Challenges in Channel Partnerships:
Channel Conflict
Channel conflict arises when different partners, or even the manufacturer’s direct sales team, compete for the same customers, leading to price wars or overlapping efforts. This can dilute profit margins, confuse customers, and strain partner relationships. Managing this requires clear delineation of territories, customer segments, or products and sometimes involves complex agreements to ensure each partner has a fair opportunity without direct competition.
Brand Control
Maintaining brand consistency across various channel partners can be difficult. Each partner might have its marketing approach, customer service standards, or even product presentation methods. Unaligned with the manufacturer’s brand values and quality expectations can lead to a diluted or inconsistent brand image. Ensuring brand integrity requires training, guidelines, and monitoring, which can be resource-intensive.
Partner Reliability and Performance
Not all partners perform equally. There’s a risk that a partner might not meet sales targets, mismanage customer relationships, or fail to uphold agreed-upon service levels. This can reflect poorly on the manufacturer’s product or brand. Regular performance reviews, support, and sometimes the difficult decision to terminate partnerships are necessary to manage this challenge.
Complexity in Management
Managing multiple channel partners across different regions or with different specializations adds layers of complexity to business operations. This includes coordinating marketing campaigns, product training, and support services and ensuring compliance with local laws and the manufacturer’s policies. Efficient management systems, clear communication channels, and sometimes, dedicated channel management teams are required to handle this complexity.
Dependency Risks
Over-reliance on channel partners can pose risks if one or more key partners fail or switch to a competitor. This dependency can affect market presence and sales continuity. Diversification of channel partners and maintaining some level of direct market engagement can mitigate this risk, ensuring the manufacturer isn’t left vulnerable to the fortunes of its partners.

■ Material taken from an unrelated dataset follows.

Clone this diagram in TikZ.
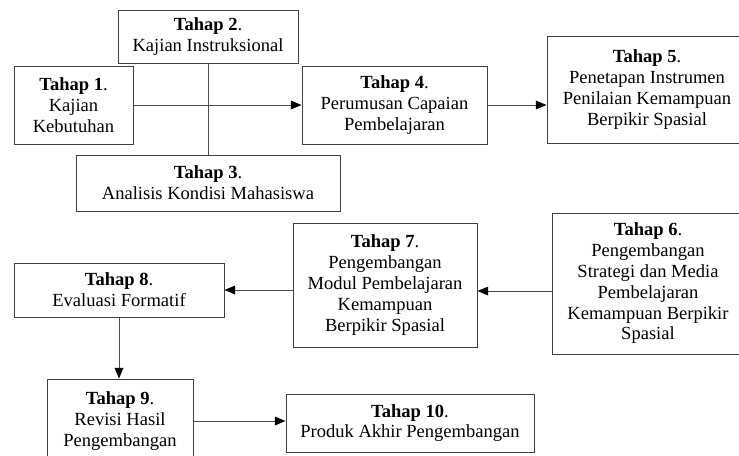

Each of these challenges requires strategic planning, ongoing management, and sometimes innovative solutions to ensure that the potential drawbacks do not overshadow the benefits of channel partnerships. Effective channel management often involves balancing control and freedom, providing mutual benefit while safeguarding brand integrity and market stability.
The Future of Channel Partnerships: Channel partnerships are evolving with the rise of digital marketplaces and direct-to-consumer trends. They now often incorporate online sales strategies, digital marketing, and even SaaS models, adapting to how customers prefer to buy today.